Gelişmiş teknoloji ile insana sunulan iş seçenekleri artmakta ve çoğalmaktadır. Bu çeşitlilik ve her türlü bilgiye ulaşma kolaylığı insanlığın kendini geliştirme, yetiştirme fırsatlarını yaratmaktadır. Farklı konularda ilerlemeyi başaran insanoğlu çoğu sefer hayatı anlamlı kılan basit ve günlük olgulara önem vermeden, büyük kazanımların peşine düşerek nefes tüketmektedir. Hayatını boşa, değersiz şeylere harcadığının farkına varmadan günler, haftalar, aylar diyerek zamanın yıllara dönüşüp koşarcasına ilerlediğini, acımasızca tükendiğinin farkında değildir.

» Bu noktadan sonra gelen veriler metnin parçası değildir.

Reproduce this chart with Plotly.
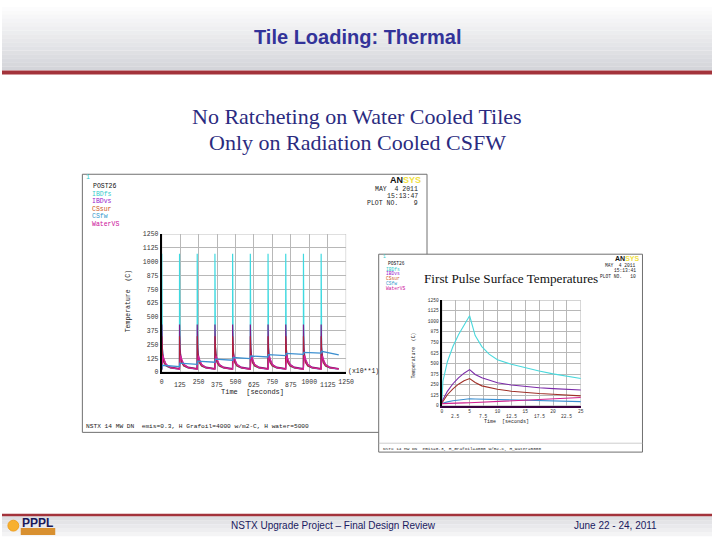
import plotly.graph_objects as go

W, H = 720, 540
def fx(x): return x / W
def fy(y): return 1 - y / H

# ---------------- data ----------------
# Left chart: 10 pulses, time axis in units of 10 s (x10**1)
pulse_starts = [0, 120, 240, 360, 480, 600, 720, 840, 960, 1080]
cycle_t     = [0, 0.5, 1.0, 1.5, 2.5, 4, 8, 15, 30, 60, 119.5]
ibdfs_cycle = [25, 1070, 540, 410, 320, 230, 140, 90, 55, 35, 28]
ibdvs_cycle = [25, 430, 360, 315, 270, 220, 160, 110, 70, 45, 32]
cssur_cycle = [25, 325, 280, 245, 200, 165, 120, 85, 55, 38, 30]
water_cycle = [25, 35, 45, 60, 95, 130, 150, 120, 70, 40, 28]
csfw_start  = [25, 50, 70, 90, 108, 123, 137, 150, 161, 172]
csfw_peak   = [62, 82, 100, 117, 132, 146, 158, 169, 179, 188]
csfw_end_t, csfw_end_v = 1200, 156

left_ticks = [0, 125, 250, 375, 500, 625, 750, 875, 1000, 1125, 1250]

# Right chart: first pulse, seconds
r_t     = [0, 0.2, 1, 2, 3, 4, 5, 6, 7.2, 8.5, 10, 12.5, 15, 17.5, 20, 22.5, 25]
r_ibdfs = [25, 290, 520, 700, 840, 960, 1065, 830, 700, 610, 543, 490, 446, 410, 377, 348, 322]
r_ibdvs = [25, 70, 170, 260, 330, 385, 427, 370, 330, 300, 272, 245, 225, 212, 202, 193, 186]
r_cssur = [25, 50, 130, 200, 255, 295, 322, 275, 235, 212, 194, 172, 155, 145, 136, 126, 116]
r_csfw  = [25, 30, 45, 58, 68, 76, 82, 80, 78, 75, 70, 65, 60, 56, 53, 50, 48]
r_water = [25, 25, 27, 29, 31, 33, 35, 38, 41, 45, 50, 57, 65, 72, 80, 88, 97]
right_ticks = [0, 2.5, 5, 7.5, 10, 12.5, 15, 17.5, 20, 22.5, 25]

temp_ticks = [0, 125, 250, 375, 500, 625, 750, 875, 1000, 1125, 1250]
series_names = ["IBDfs", "IBDvs", "CSsur", "CSfw", "WaterVS"]

# ---------------- helpers ----------------
def tile(vals):
    xs, ys = [], []
    for t0 in pulse_starts:
        for dt, v in zip(cycle_t, vals):
            xs.append(t0 + dt)
            ys.append(v)
    return xs, ys

def fmt(v):
    return ("%g" % v)

def even_text(vals):
    return [fmt(v) if i % 2 == 0 else "" for i, v in enumerate(vals)]

fig = go.Figure()

L_COL = {"IBDfs": "#3fd9e0", "IBDvs": "#7a1f8c", "CSsur": "#b0203a",
         "WaterVS": "#d4209a", "CSfw": "#3c8fd0"}
LEG_COL = {"IBDfs": "#33cccc", "IBDvs": "#9922cc", "CSsur": "#cc5522",
           "CSfw": "#3399cc", "WaterVS": "#cc1199"}

for name, vals in [("IBDfs", ibdfs_cycle), ("IBDvs", ibdvs_cycle),
                   ("CSsur", cssur_cycle), ("WaterVS", water_cycle)]:
    xs, ys = tile(vals)
    fig.add_trace(go.Scatter(x=xs, y=ys, mode="lines", name=name,
                             line=dict(color=L_COL[name], width=1.2),
                             xaxis="x", yaxis="y", showlegend=False))
cx, cy = [], []
for t0, s, p in zip(pulse_starts, csfw_start, csfw_peak):
    cx += [t0, t0 + 3]
    cy += [s, p]
cx.append(csfw_end_t)
cy.append(csfw_end_v)
fig.add_trace(go.Scatter(x=cx, y=cy, mode="lines", name="CSfw",
                         line=dict(color=L_COL["CSfw"], width=1.3),
                         xaxis="x", yaxis="y", showlegend=False))

R_COL = {"IBDfs": "#4ad8dc", "IBDvs": "#7b2aa8", "CSsur": "#a03028",
         "CSfw": "#3a8ed0", "WaterVS": "#d02090"}
for name, vals in [("IBDfs", r_ibdfs), ("IBDvs", r_ibdvs), ("CSsur", r_cssur),
                   ("CSfw", r_csfw), ("WaterVS", r_water)]:
    fig.add_trace(go.Scatter(x=r_t, y=vals, mode="lines", name=name,
                             line=dict(color=R_COL[name], width=1.1),
                             xaxis="x2", yaxis="y2", showlegend=False))

GRID = "#b8b8b8"
mono = "Liberation Mono"
axis_common = dict(showgrid=True, gridcolor=GRID, gridwidth=1, zeroline=False,
                   ticks="", showline=True, fixedrange=True)

fig.update_layout(
    width=W, height=H, margin=dict(l=0, r=0, t=0, b=0),
    paper_bgcolor="white", plot_bgcolor="rgba(0,0,0,0)",
    xaxis=dict(domain=[fx(162), fx(349)], range=[0, 1250], anchor="y",
               tickmode="array", tickvals=left_ticks, ticktext=even_text(left_ticks),
               tickangle=0, tickfont=dict(family=mono, size=6.5, color="#333"),
               ticklabelstandoff=2,
               linecolor="black", linewidth=1.5, **axis_common),
    yaxis=dict(domain=[fy(374), fy(234)], range=[0, 1250], anchor="x",
               tickmode="array", tickvals=temp_ticks, ticktext=[fmt(v) for v in temp_ticks],
               tickfont=dict(family=mono, size=6.5, color="#333"),
               linecolor="black", linewidth=2, **axis_common),
    xaxis2=dict(domain=[fx(446), fx(587)], range=[0, 25], anchor="y2",
                tickmode="array", tickvals=right_ticks, ticktext=even_text(right_ticks),
                tickangle=0, tickfont=dict(family=mono, size=4.6, color="#333"),
                linecolor="#3a0040", linewidth=2, **axis_common),
    yaxis2=dict(domain=[fy(408), fy(301)], range=[0, 1250], anchor="x2",
                tickmode="array", tickvals=temp_ticks, ticktext=[fmt(v) for v in temp_ticks],
                tickfont=dict(family=mono, size=4.6, color="#333"),
                linecolor="black", linewidth=2, **axis_common),
)

shapes = []
# header gradient
n = 17
for i in range(n):
    c0 = (255, 255, 255); c1 = (212, 213, 218)
    f = i / (n - 1)
    col = "rgb(%d,%d,%d)" % tuple(round(a + (b - a) * f) for a, b in zip(c0, c1))
    shapes.append(dict(type="rect", xref="paper", yref="paper", layer="below",
                       x0=0, x1=1, y0=fy(i * 4 + 4.2), y1=fy(i * 4), line=dict(width=0),
                       fillcolor=col))
shapes.append(dict(type="rect", xref="paper", yref="paper", layer="below",
                   x0=0, x1=1, y0=fy(72.5), y1=fy(68.5), line=dict(width=0), fillcolor="#a3333b"))
# footer gradient
m = 5
for i in range(m):
    c0 = (222, 222, 226); c1 = (244, 244, 245)
    f = i / (m - 1)
    col = "rgb(%d,%d,%d)" % tuple(round(a + (b - a) * f) for a, b in zip(c0, c1))
    shapes.append(dict(type="rect", xref="paper", yref="paper", layer="below",
                       x0=0, x1=1, y0=fy(520 + i * 4 + 4.2), y1=fy(520 + i * 4),
                       line=dict(width=0), fillcolor=col))
shapes.append(dict(type="rect", xref="paper", yref="paper", layer="below",
                   x0=0, x1=1, y0=fy(520), y1=fy(517.5), line=dict(width=0), fillcolor="#a3333b"))
# panel boxes
shapes.append(dict(type="rect", xref="paper", yref="paper", layer="below",
                   x0=fx(81.5), x1=fx(431), y0=fy(435), y1=fy(173.5),
                   line=dict(color="#707070", width=1), fillcolor="white"))
shapes.append(dict(type="rect", xref="paper", yref="paper", layer="below",
                   x0=fx(382), x1=fx(649.5), y0=fy(455), y1=fy(254.5),
                   line=dict(color="#707070", width=1), fillcolor="white"))
shapes.append(dict(type="line", xref="paper", yref="paper", layer="below",
                   x0=fx(382), x1=fx(649.5), y0=fy(446), y1=fy(446),
                   line=dict(color="#c0c0c0", width=0.8)))
# plot frames
shapes.append(dict(type="rect", xref="x", yref="y", layer="below",
                   x0=0, x1=1250, y0=0, y1=1250, line=dict(color=GRID, width=1)))
shapes.append(dict(type="rect", xref="x2", yref="y2", layer="below",
                   x0=0, x1=25, y0=0, y1=1250, line=dict(color=GRID, width=1)))
# PPPL logo sun
shapes.append(dict(type="circle", xref="paper", yref="paper", layer="above",
                   x0=fx(6), x1=fx(17), y0=fy(535), y1=fy(524),
                   line=dict(color="#f0a020", width=1), fillcolor="#f7b030"))
shapes.append(dict(type="rect", xref="paper", yref="paper", layer="above",
                   x0=fx(19), x1=fx(54), y0=fy(539), y1=fy(532),
                   line=dict(width=0), fillcolor="#d89030"))
fig.update_layout(shapes=shapes)

ann = []
def T(x, y, text, size, color="#222", family=mono, xanchor="left", angle=0, yanchor="middle"):
    ann.append(dict(x=fx(x), y=fy(y), xref="paper", yref="paper", text=text, showarrow=False,
                    font=dict(family=family, size=size, color=color), xanchor=xanchor,
                    yanchor=yanchor, textangle=angle))

# odd (second-row) x tick labels placed on the axes' own data coordinates
for i, v in enumerate(left_ticks):
    if i % 2 == 1:
        ann.append(dict(x=v, xref="x", y=fy(387.5), yref="paper", text=fmt(v), showarrow=False,
                        font=dict(family=mono, size=6.5, color="#333"), xanchor="center",
                        yanchor="middle"))
for i, v in enumerate(right_ticks):
    if i % 2 == 1:
        ann.append(dict(x=v, xref="x2", y=fy(418.5), yref="paper", text=fmt(v), showarrow=False,
                        font=dict(family=mono, size=4.6, color="#333"), xanchor="center",
                        yanchor="middle"))

T(360, 34, "<b>Tile Loading: Thermal</b>", 20, "#333399", "Liberation Sans", "center")
T(360, 115, "No Ratcheting on Water Cooled Tiles", 22, "#2b2b80", "Liberation Serif", "center")
T(360, 141, "Only on Radiation Cooled CSFW", 22, "#2b2b80", "Liberation Serif", "center")

# left panel texts
T(83, 177, "1", 6.5, "#33cccc")
T(90, 186, "POST26", 6.5, "#111")
ly = [194, 201.5, 209, 216.5, 224]
for nm, yy in zip(series_names, ly):
    T(89, yy, nm, 6.5, LEG_COL[nm])
T(427, 179, "<b>AN</b><b><span style='color:#f0e040'>SYS</span></b>", 9, "#111", "Liberation Sans", "right")
T(424, 189, "MAY  4 2011", 6.5, "#222", mono, "right")
T(424, 196, "15:13:47", 6.5, "#222", mono, "right")
T(424, 203.5, "PLOT NO.    9", 6.5, "#222", mono, "right")
T(128, 302, "Temperature  (C)", 6.5, "#222", mono, "center", -90)
T(254, 394.5, "Time  [seconds]", 7, "#222", mono, "center")
T(367, 373, "(x10**1)", 6.5, "#222", mono, "center")
T(83, 429, "NSTX 14 MW DN  emis=0.3, H Grafoil=4000 w/m2-C, H water=5000", 6.2, "#222", mono)

# right panel texts
T(384, 257, "1", 4.6, "#33cccc")
T(389, 263.5, "POST26", 4.6, "#111")
ry = [269.5, 274.5, 279.5, 284.5, 289.5]
for nm, yy in zip(series_names, ry):
    T(387, yy, nm, 4.6, LEG_COL[nm])
T(516, 279, "First Pulse Surface Temperatures", 13.2, "#111", "Liberation Serif", "center")
T(648, 259, "<b>AN</b><b><span style='color:#f0e040'>SYS</span></b>", 7, "#111", "Liberation Sans", "right")
T(645, 266, "MAY  4 2011", 4.6, "#222", mono, "right")
T(645, 271.5, "15:13:41", 4.6, "#222", mono, "right")
T(645, 277, "PLOT NO.   10", 4.6, "#222", mono, "right")
T(417, 357, "Temperature  (C)", 4.8, "#222", mono, "center", -90)
T(512, 424, "Time  [seconds]", 5, "#222", mono, "center")
T(384, 451.5, "NSTX 14 MW DN  emis=0.3, H_Grafoil=4000 w/m2-C, H_water=5000", 4.4, "#222", mono)

# footer
T(336, 529, "NSTX Upgrade Project \u2013 Final Design Review", 10, "#1a1a60", "Liberation Sans", "center")
T(622, 529, "June 22 - 24, 2011", 10, "#1a1a60", "Liberation Sans", "center")
T(36, 526.5, "<b>PPPL</b>", 12, "#1a1a5a", "Liberation Sans", "center")
fig.update_layout(annotations=ann)

fig.write_html("out.html")
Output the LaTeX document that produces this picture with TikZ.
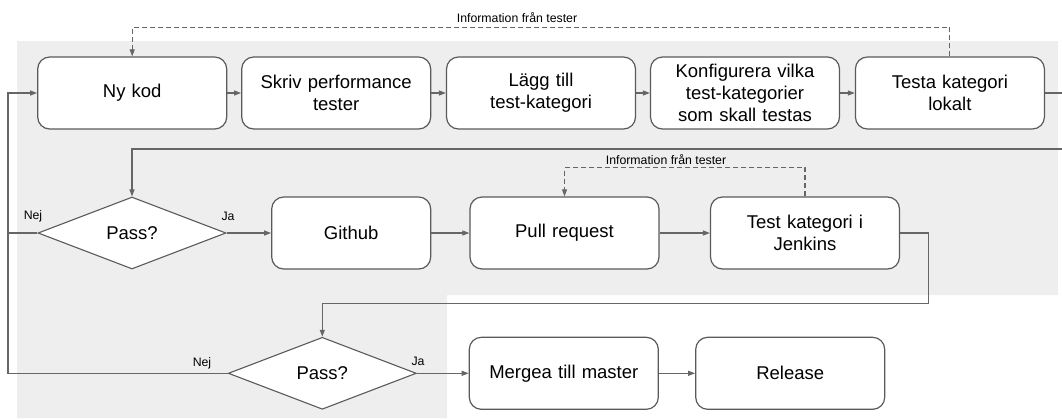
\documentclass[tikz,border=0pt]{standalone}
\usepackage{fontspec}
\setmainfont{Liberation Sans}
\usetikzlibrary{shapes.geometric,arrows.meta}
\definecolor{bgC}{HTML}{EEEEEE}
\definecolor{lineC}{HTML}{666666}
\definecolor{boxC}{HTML}{5A5A5A}
\tikzset{
  stepbox/.style={draw=boxC, line width=1.2pt, fill=white, rounded corners=12pt,
    minimum width=189pt, minimum height=72pt, inner sep=0pt, align=center,
    text width=185pt, font=\fontsize{18.5}{22}\selectfont},
  decision/.style={draw=boxC, line width=1.1pt, fill=white, shape=diamond,
    minimum width=188pt, minimum height=72pt, inner sep=0pt,
    font=\fontsize{18.5}{22}\selectfont},
  conn/.style={draw=lineC, line width=1.1pt, -{Triangle[length=7pt,width=5pt]}},
  plain/.style={draw=lineC, line width=1.1pt},
  dashline/.style={draw=lineC, line width=1.1pt, dash pattern=on 5pt off 3pt},
  lbl/.style={font=\fontsize{12.3}{14}\selectfont, inner sep=0pt}
}
\begin{document}
\begin{tikzpicture}[x=1pt,y=-1pt]
\useasboundingbox (0,0) rectangle (1062,418);
\fill[bgC] (17,41) -- (1058,41) -- (1058,295) -- (447,295) -- (447,418) -- (17,418) -- cycle;

% top row
\node[stepbox] (N) at (132.2,93) {Ny kod};
\node[stepbox] (S) at (336.2,93) {Skriv performance\\tester};
\node[stepbox] (L) at (541,93) {Lägg till\\test-kategori};
\node[stepbox] (K) at (745,93) {Konfigurera vilka\\test-kategorier\\som skall testas};
\node[stepbox] (T) at (949.9,93) {Testa kategori\\lokalt};

% second row
\node[decision] (D1) at (132,233) {Pass?};
\node[stepbox, minimum width=159pt, text width=155pt] (G) at (351.2,233) {Github};
\node[stepbox] (P) at (564.5,233) {Pull request};
\node[stepbox] (J) at (805,233) {Test kategori i\\Jenkins};

% third row
\node[decision] (D2) at (322.3,373.3) {Pass?};
\node[stepbox] (M) at (563.8,373.3) {Mergea till master};
\node[stepbox] (R) at (790.2,373.3) {Release};

% coordinates
\coordinate (ctop) at (540,27.3);
\coordinate (cr) at (1063,149);
\coordinate (cl) at (8,233);
\coordinate (cm) at (685,167.7);
\coordinate (cj) at (928.7,303.3);

% connectors
\draw[conn] (N) -- (S);
\draw[conn] (S) -- (L);
\draw[conn] (L) -- (K);
\draw[conn] (K) -- (T);
\draw[dashline, -{Triangle[length=7pt,width=5pt]}] (T.north) |- (ctop) -| (N.north);
\node[lbl] (info1) at (517,18) {Information från tester};
\draw[conn] (T.east) -| (cr) -| (D1.north);

\draw[plain] (D1.west) -- (cl);
\draw[conn] (D2.west) -| (cl) |- (N.west);
\draw[conn] (D1.east) -- (G.west);
\draw[conn] (G) -- (P);
\draw[conn] (P) -- (J);
\draw[dashline, -{Triangle[length=7pt,width=5pt]}] (J.north) |- (cm) -| (P.north);
\node[lbl] (info2) at (666,159.3) {Information från tester};
\draw[conn] (J.east) -| (cj) -| (D2.north);
\draw[conn] (D2.east) -- (M.west);
\draw[conn] (M) -- (R);

% labels
\node[lbl] (nej1) at (33,216) {Nej};
\node[lbl] (ja1) at (228,216) {Ja};
\node[lbl] (nej2) at (202,363) {Nej};
\node[lbl] (ja2) at (418,361) {Ja};
\end{tikzpicture}
\end{document}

Belli bir hedef belirleyip o hedefe ulaşma mücadelesi içerisine giren bireyler mutlaka o hedefe ulaşmaktadır. Bunun aksine kendilerine bir hedef belirlemeyen bireyler ise başkalarının başarısından hisselerine düşen miktarda pay alarak bununla yetinmeyi yeğlerler. Kendisine, çevresine saygısı olup hedef belirleyenler, emek verenler, alın teriyle çizdikleri bu yollarda çabalarken, hedefi olmayan insanlar kısa yollardan, göz nuru akıtmadan, çalışkan taklidi yaparak bir yerlere ulaşabilmektedir. Hayatın farklı çilesini çekenler, sabırlı itinalı olmayı yeğleyerek, hayat denen okuldan ders almaktadırlar.
Hayat denilen yolda en nahoş fertlerin yalakalık yapanların olduğu bilinmesine rağmen, en kolay ve en çabuk hedeflerine ulaşanların da yine bu tiplerin olması üzüntü verici bir olaydır. “Ne ekersen onu biçersin” atasözünde verildiği gibi gerçekten mücadele içerisinde olup bir şeyler üreten nesiller, çalışarak, emek sarf ederek başarılı olmayı hedeflerken, aynı dönemde yaşayıp da hiçbir işi üretmeden iş beceremeyip, yalakalık yaparak ekmediklerini biçebilmektedir. Becerikli, dürüst, çalışma ahlakına itibar edenler, bu vasıflardan mahrum olanların zulmüne uğrayabilmektedir.
Hak etmeden yalakalık yapmak suretiyle bir işin başına geçenler bütün ömrünü aynı meziyet doğrultusunda geçirdikleri gibi artık o yapılan haksız uygulamaların illegaliteden illagalliğe dönüşebileceğinin örneğini sergilemektedirler. İşin kötüsü de bu tür uygulamaların gün gelip normal kabul edilip, yalakalığın birer modeli olarak etkisini sürdürmesidir. Bu durum insanlarda memnuniyetsizliği yaratmaktadır ve toplum düzenine karşı sitemni artırmaktadır. Haliyle insanlarda sisteme, idare edenlere karşı saygısı, güveni ve bağlılığı azalmaktadır ve neticesinde baskı kültürünğn gelişmesine vesile olmaktadır. Baskı ise zulmü, zulüm de haksızlığı doğurmaktadır. Bu bir yarış haline dönüştüğünde, sıkıcı ve nefes alınmaz bir atmosferin ortaya çıkmasına neden olabiliyor. Bu durumun devam etmesi yüzünden adaletsiz bir çalışma sistemi ortaya çıkmaktadır.
Bu durum günümüzde ahlaki değer yargılarının çürümesine yol açmaktadır. İyilik, başarı, vefa, dostluk, adalet, sevgi gibi birçok kavram yalakalar yüzünden anlamından uzaklaşmakta ve içleri boşalmaktadır. Bunların yüzsüzlükleri gün gelip öyle ayyuka çıkmaktadır ki zalimler alim, alimler zalim konumuna getirilebilmektedir.
Tüm bu olumsuzluklardan kurtulmanın yollarından biri insanın aslına, özüne dönmesinder geçer. Hakiki doğrulayıcı olan kalbini insanoğlu kir ve pasaktan arındırmalı ve vicdan, ahlak, sevgi, saygı ve en önemlisi de adalet duygusunu yeniden yerleştirmelidir. Yalakalıkları bilerek onlara göz yummadığımızda ve etrafımızdaki emektar ve dürüst insanlara gereken itibarı gösterdiğimizde her şeyin düzelmeye başlayabileceğini umut ediyoruz.